When Lewis finally came to Christ, he at last resolved the “dialectic of desire” he had been struggling with since childhood. Downing points out that Lewis’s first experience at Oxford was highly symbolic. When he exited the Oxford railway station for the first time, he was loaded down with luggage. Mistakenly, he started walking down the street in the wrong direction. As he kept walking, he grew disappointed at the rather plain houses and shops he found. Only when he reached the edge of town did he turn around to see the beautiful spires and towers that constitute Oxford. In telling this story, Lewis says, “This little adventure was an allegory of my whole life.” Boyhood was a “fall” from the joys of childhood. Growing up was even more of following the wrong way. The “path less taken” was a return to wonder and glory and a rejection of the mundane inanities of modern life (p. 153). He needed to look back in order to go forward. Good only comes by “undoing evil;” a wrong sum can be put right.
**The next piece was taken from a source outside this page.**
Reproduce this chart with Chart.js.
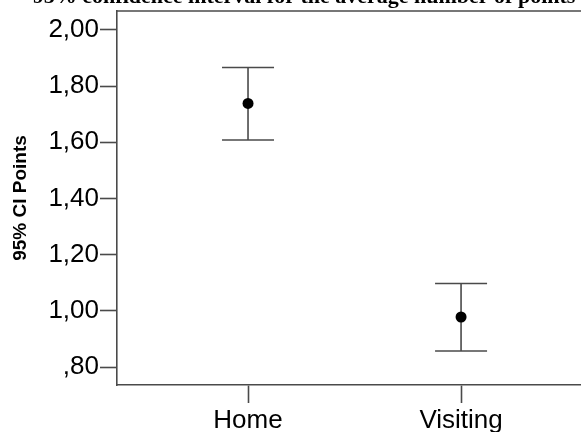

His faith changed his direction from “self-scrutiny” to “self-forgetfulness.” He rejected the “unsmiling concentration on the self” and was “taken out of my self” to love God and others (p. 156). Downing says: “The real story of Lewis’s conversion, then, is not about dramatic changes in a man’s career but about dramatic changes in the man.”
Walter Hooper calls Lewis the “most thoroughly converted man I ever met.” His journey from atheist to “reluctant convert” to influential writer, perhaps the most highly regarded Christian writer of our time, was something beyond even his imagination (p. 160).
While I have tried to capture a few of Downing’s insights, it is, of course, much better to read the book yourself. Perhaps your appetite has been whetted to take up this book that combines clarity of style, depth of scholarship, and insights about Lewis’s life. Enriching reading awaits you.